For particularly difficult issues, a network monitoring tool might be helpful. You can use the Netmon.exe or Fiddler.exe tool to debug EWS. For more information, see Tools and resources for troubleshooting EWS applications for Exchange.

Server platform requirements

Exchange Online and Exchange on-premises.

The SOAP Autodiscover service was introduced in Exchange 2010. If you are targeting a version of Exchange starting with Exchange 2010, including Exchange Online, we recommend that you use the SOAP Autodiscover service, rather than the POX Autodiscover service, to get client configuration data from Exchange.
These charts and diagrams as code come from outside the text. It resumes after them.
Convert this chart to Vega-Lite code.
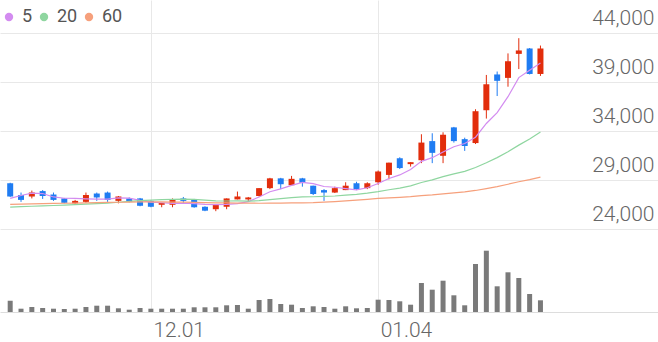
{
"$schema": "https://vega.github.io/schema/vega-lite/v6.json",
"width": 658, "height": 312, "padding": {"left": 0, "top": 0, "right": 0, "bottom": 30}, "autosize": {"type": "none"},
"background": "white",
"config": {"view": {"stroke": null}, "font": "Roboto",
  "legend": {"labelFontSize": 18, "symbolSize": 70}},
"data": {"values": [
{"i":0,"o":28700,"h":28750,"l":27300,"c":27350,"v":113000,"ma5":27150,"ma20":26270,"ma60":26550},
{"i":1,"o":27500,"h":27750,"l":26800,"c":27000,"v":33000,"ma5":27450,"ma20":26310,"ma60":26575},
{"i":2,"o":27350,"h":27950,"l":27150,"c":27750,"v":50000,"ma5":27700,"ma20":26350,"ma60":26600},
{"i":3,"o":27900,"h":28000,"l":27100,"c":27400,"v":40000,"ma5":27650,"ma20":26390,"ma60":26620},
{"i":4,"o":27550,"h":27750,"l":26900,"c":27000,"v":33000,"ma5":27300,"ma20":26430,"ma60":26640},
{"i":5,"o":27150,"h":27200,"l":26650,"c":26700,"v":30000,"ma5":27170,"ma20":26470,"ma60":26660},
{"i":6,"o":26650,"h":27000,"l":26550,"c":26900,"v":33000,"ma5":27150,"ma20":26520,"ma60":26680},
{"i":7,"o":26800,"h":27750,"l":26700,"c":27500,"v":50000,"ma5":27100,"ma20":26570,"ma60":26700},
{"i":8,"o":27650,"h":27750,"l":26900,"c":27250,"v":63000,"ma5":27070,"ma20":26620,"ma60":26720},
{"i":9,"o":27750,"h":27850,"l":26800,"c":27000,"v":63000,"ma5":27070,"ma20":26680,"ma60":26740},
{"i":10,"o":26900,"h":27400,"l":26650,"c":27350,"v":37000,"ma5":27200,"ma20":26760,"ma60":26760},
{"i":11,"o":27150,"h":27250,"l":26750,"c":26800,"v":23000,"ma5":27180,"ma20":26840,"ma60":26775},
{"i":12,"o":27150,"h":27200,"l":26350,"c":26400,"v":40000,"ma5":26960,"ma20":26920,"ma60":26790},
{"i":13,"o":26900,"h":26950,"l":26250,"c":26300,"v":33000,"ma5":26770,"ma20":26980,"ma60":26795},
{"i":14,"o":26500,"h":26700,"l":26250,"c":26700,"v":33000,"ma5":26710,"ma20":27030,"ma60":26790},
{"i":15,"o":26500,"h":27150,"l":26250,"c":27000,"v":33000,"ma5":26640,"ma20":27060,"ma60":26780},
{"i":16,"o":27150,"h":27300,"l":26700,"c":26900,"v":33000,"ma5":26660,"ma20":27070,"ma60":26765},
{"i":17,"o":27050,"h":27100,"l":26200,"c":26250,"v":47000,"ma5":26630,"ma20":27050,"ma60":26745},
{"i":18,"o":26300,"h":26350,"l":25850,"c":25900,"v":47000,"ma5":26550,"ma20":26980,"ma60":26725},
{"i":19,"o":26050,"h":26500,"l":25850,"c":26500,"v":47000,"ma5":26510,"ma20":26900,"ma60":26705},
{"i":20,"o":26300,"h":27150,"l":26050,"c":27150,"v":67000,"ma5":26540,"ma20":26890,"ma60":26690},
{"i":21,"o":27050,"h":27850,"l":27050,"c":27350,"v":70000,"ma5":26630,"ma20":26905,"ma60":26675},
{"i":22,"o":27050,"h":27300,"l":26800,"c":27250,"v":33000,"ma5":26830,"ma20":26880,"ma60":26665},
{"i":23,"o":27400,"h":28200,"l":27350,"c":28200,"v":120000,"ma5":27290,"ma20":26920,"ma60":26660},
{"i":24,"o":28200,"h":29250,"l":28100,"c":29200,"v":130000,"ma5":27830,"ma20":27030,"ma60":26665},
{"i":25,"o":29200,"h":29250,"l":28100,"c":28600,"v":80000,"ma5":28120,"ma20":27125,"ma60":26675},
{"i":26,"o":28500,"h":29450,"l":28450,"c":29150,"v":73000,"ma5":28480,"ma20":27240,"ma60":26690},
{"i":27,"o":29200,"h":29250,"l":28350,"c":28750,"v":40000,"ma5":28780,"ma20":27300,"ma60":26705},
{"i":28,"o":28450,"h":28450,"l":27500,"c":27600,"v":57000,"ma5":28660,"ma20":27320,"ma60":26725},
{"i":29,"o":28000,"h":28100,"l":26900,"c":27750,"v":50000,"ma5":28370,"ma20":27355,"ma60":26770},
{"i":30,"o":27750,"h":28350,"l":27700,"c":28200,"v":33000,"ma5":28290,"ma20":27400,"ma60":26830},
{"i":31,"o":28000,"h":28800,"l":28000,"c":28450,"v":57000,"ma5":28150,"ma20":27480,"ma60":26900},
{"i":32,"o":28700,"h":28850,"l":28000,"c":28100,"v":37000,"ma5":28020,"ma20":27565,"ma60":26970},
{"i":33,"o":28200,"h":28800,"l":28100,"c":28700,"v":40000,"ma5":28240,"ma20":27685,"ma60":27060},
{"i":34,"o":28800,"h":30000,"l":28550,"c":29900,"v":123000,"ma5":28670,"ma20":27845,"ma60":27150},
{"i":35,"o":29550,"h":30800,"l":29100,"c":30800,"v":120000,"ma5":29190,"ma20":28035,"ma60":27213},
{"i":36,"o":31250,"h":31350,"l":30150,"c":30250,"v":107000,"ma5":29550,"ma20":28205,"ma60":27267},
{"i":37,"o":30650,"h":30850,"l":30400,"c":30850,"v":73000,"ma5":30100,"ma20":28435,"ma60":27331},
{"i":38,"o":31050,"h":33700,"l":30750,"c":32850,"v":290000,"ma5":30930,"ma20":28780,"ma60":27429},
{"i":39,"o":33000,"h":33800,"l":30750,"c":31800,"v":223000,"ma5":31310,"ma20":29045,"ma60":27509},
{"i":40,"o":31500,"h":33900,"l":30750,"c":33650,"v":313000,"ma5":31880,"ma20":29370,"ma60":27620},
{"i":41,"o":34400,"h":34450,"l":32850,"c":33000,"v":167000,"ma5":32430,"ma20":29655,"ma60":27720},
{"i":42,"o":33200,"h":33350,"l":32000,"c":32500,"v":67000,"ma5":32760,"ma20":29915,"ma60":27812},
{"i":43,"o":32800,"h":36250,"l":32700,"c":36050,"v":480000,"ma5":33400,"ma20":30310,"ma60":27963},
{"i":44,"o":36150,"h":39750,"l":35300,"c":38800,"v":613000,"ma5":34800,"ma20":30790,"ma60":28160},
{"i":45,"o":39800,"h":40100,"l":37600,"c":39150,"v":257000,"ma5":35900,"ma20":31315,"ma60":28363},
{"i":46,"o":39450,"h":41950,"l":38550,"c":41150,"v":397000,"ma5":37530,"ma20":31915,"ma60":28599},
{"i":47,"o":41900,"h":43500,"l":40350,"c":42250,"v":340000,"ma5":39480,"ma20":32590,"ma60":28853},
{"i":48,"o":42450,"h":42500,"l":39800,"c":39850,"v":180000,"ma5":40240,"ma20":33205,"ma60":29067},
{"i":49,"o":39850,"h":42750,"l":39650,"c":42450,"v":117000,"ma5":40970,"ma20":33940,"ma60":29324}
]},
"encoding": {
  "x": {"field": "i", "type": "quantitative",
    "scale": {"domain": [-0.48, 59.4], "nice": false, "zero": false},
    "axis": {"values": [13, 34], "labelExpr": "datum.value == 13 ? '12.01' : '01.04'",
      "grid": true, "gridColor": "#e8e8e8", "domain": true, "domainColor": "#dddddd",
      "ticks": false, "labelAlign": "left", "labelOffset": 2, "labelPadding": 7,
      "labelBaseline": "top", "labelFontSize": 21, "labelFont": "Roboto", "labelFontWeight": 300,
      "labelColor": "#666666", "labelFlush": false, "title": null}}
},
"layer": [
  {"mark": {"type": "bar", "size": 5, "color": "#7a7a7a"},
   "encoding": {"y": {"field": "v", "type": "quantitative", "scale": {"domain": [0, 3120000], "nice": false}, "axis": null}}},
  {"layer": [
    {"mark": {"type": "rule", "strokeWidth": 1},
     "encoding": {
       "y": {"field": "l", "type": "quantitative",
         "scale": {"domain": [15562, 47398], "nice": false, "zero": false},
         "axis": {"orient": "right", "values": [24000, 29000, 34000, 39000, 44000], "format": ",d",
           "domain": false, "ticks": false, "tickSize": 0, "labelPadding": -4, "labelAlign": "right",
           "labelBaseline": "middle", "labelOffset": -15, "labelFontSize": 21, "labelFont": "Roboto",
           "labelFontWeight": 300, "labelColor": "#666666", "grid": true, "gridColor": "#e8e8e8", "title": null}},
       "y2": {"field": "h"},
       "color": {"condition": {"test": "datum.c >= datum.o", "value": "#e22d0c"}, "value": "#1f7cf2"}}},
    {"mark": {"type": "bar", "size": 6},
     "encoding": {
       "y": {"field": "o", "type": "quantitative"},
       "y2": {"field": "c"},
       "color": {"condition": {"test": "datum.c >= datum.o", "value": "#e22d0c"}, "value": "#1f7cf2"}}},
    {"transform": [{"fold": ["ma5", "ma20", "ma60"], "as": ["ma", "p"]}],
     "mark": {"type": "line", "strokeWidth": 1.2},
     "encoding": {
       "y": {"field": "p", "type": "quantitative"},
       "color": {"field": "ma", "type": "nominal",
         "scale": {"domain": ["ma5", "ma20", "ma60"], "range": ["#d38cf0", "#8fd6a0", "#f6a07c"]},
         "legend": {"orient": "none", "legendX": 0, "legendY": 8, "direction": "horizontal", "title": null,
           "symbolType": "circle", "symbolSize": 70, "symbolStrokeWidth": 0, "symbolOpacity": 1,
           "labelFontSize": 18, "labelFontWeight": 400, "labelColor": "#555555", "labelFont": "Roboto",
           "columnPadding": 2, "gridAlign": "none",
           "labelOffset": 4, "labelExpr": "replace(datum.label, 'ma', '')",
           "encode": {"symbols": {"update": {"fill": {"scale": "color", "field": "value"}}},
                      "labels": {"update": {"fontSize": {"value": 18}}}}}}}}
  ]}
],
"resolve": {"scale": {"y": "independent"}}
}
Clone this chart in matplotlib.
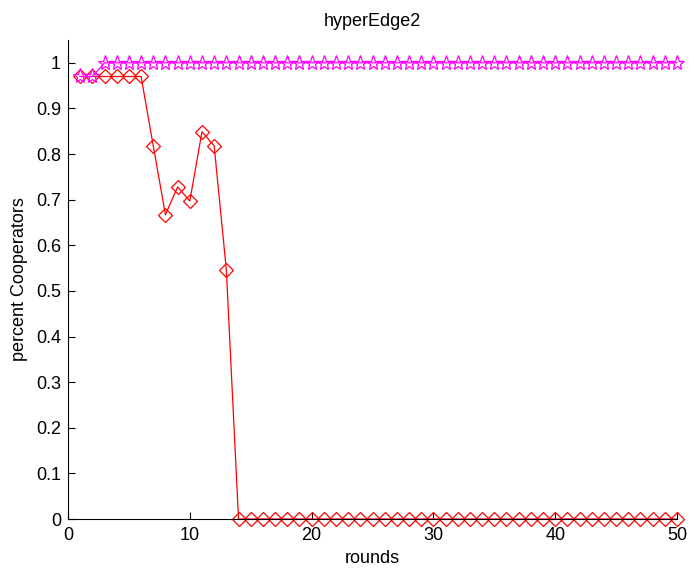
import matplotlib
matplotlib.use("Agg")
import matplotlib.pyplot as plt
import numpy as np

plt.rcParams['font.family'] = ['Liberation Sans', 'DejaVu Sans']

title = "hyperEdge2"
xlabel = "rounds"
ylabel = "percent Cooperators"

rounds = list(range(1, 51))
red_vals = [0.97, 0.97, 0.97, 0.97, 0.97, 0.97, 0.818, 0.667, 0.728, 0.697,
            0.849, 0.818, 0.546] + [0.0] * 37
magenta_vals = [0.97, 0.97] + [1.0] * 48

yticks = [0, 0.1, 0.2, 0.3, 0.4, 0.5, 0.6, 0.7, 0.8, 0.9, 1]
ytick_labels = ["0", "0.1", "0.2", "0.3", "0.4", "0.5", "0.6", "0.7", "0.8", "0.9", "1"]
xticks = [0, 10, 20, 30, 40, 50]

fig = plt.figure(figsize=(6.89, 5.70), dpi=100)
ax = fig.add_axes([68/689, 51/570, 609/689, 479/570])

ax.plot(rounds, red_vals, color='#ff0000', lw=0.9, marker='D', markersize=7.5,
        markerfacecolor='none', markeredgecolor='#ff0000', markeredgewidth=0.9)
ax.plot(rounds, magenta_vals, color='#ff00ff', lw=0.9, marker='*', markersize=11,
        markerfacecolor='none', markeredgecolor='#ff00ff', markeredgewidth=0.9)

ax.set_xlim(0, 50)
ax.set_ylim(0, 1.05)
ax.set_xticks(xticks)
ax.set_yticks(yticks)
ax.set_yticklabels(ytick_labels)
for s in ['top', 'right']:
    ax.spines[s].set_visible(False)
ax.spines['left'].set_linewidth(0.8)
ax.spines['bottom'].set_linewidth(0.8)
ax.tick_params(direction='in', length=5, width=0.8, labelsize=13)
ax.tick_params(axis='x', pad=6)
ax.tick_params(axis='y', pad=5)

ax.set_title(title, fontsize=13, pad=10)
ax.set_xlabel(xlabel, fontsize=13, labelpad=4)
ax.set_ylabel(ylabel, fontsize=13, labelpad=6)

for line in ax.lines:
    line.set_clip_on(False)

fig.savefig("out.png", dpi=100)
Like the POX Autodiscover service, the SOAP Autodiscover service provides configuration information, such as the EWS URL, but it allows for more granular control over the requested settings. The SOAP Autodiscover service also provides additional information about the federated status of an organization.

The "plain old XML" (POX) Autodiscover service enables applications to automatically configure user settings. You can use the Autodiscover service to determine client settings based only on a user email address. The end result of using the POX Autodiscover service is that a client can automatically get the EWS service URL.

You can use the POX Autodiscover service to configure client applications that target versions of Exchange starting with Exchange 2007, including Exchange Online. Note that the POX Autodiscover service does not enable you to specify which settings are returned in a response. We recommend that clients that target versions of Exchange starting with Exchange 2010 or Exchange Online use the SOAP Autodiscover service, because it provides for more granular control over requested settings.

The Mail, Calendar, and Contact REST APIs provide an easy-to-use way to access and manipulate Exchange Online data by using the OAuth and OData open standards. Because these APIs require OAuth version 2.0 for authentication, your application does not have to handle or store user credentials. OAuth also makes it possible to request tightly scoped permissions to user data.

The user photo REST API, introduced in Exchange Server 2013 and Exchange Online, enables you to retrieve a user's photo from either Exchange or Active Directory Domain Services (AD DS). You can use this service instead of the GetUserPhoto operation EWS operation.

The Unified Messaging (UM) web service provides a set of operations that enable a client to access UM functionality such as initiating and managing phone calls that play mailbox items (including voice mail messages) on telephony devices, UM PIN reset, enabling missed call notifications, turning on voice Out of Office (OOF) greetings, and getting UM settings. In versions of Exchange starting with Exchange 2010, including Exchange Online, EWS provides some UM functionality.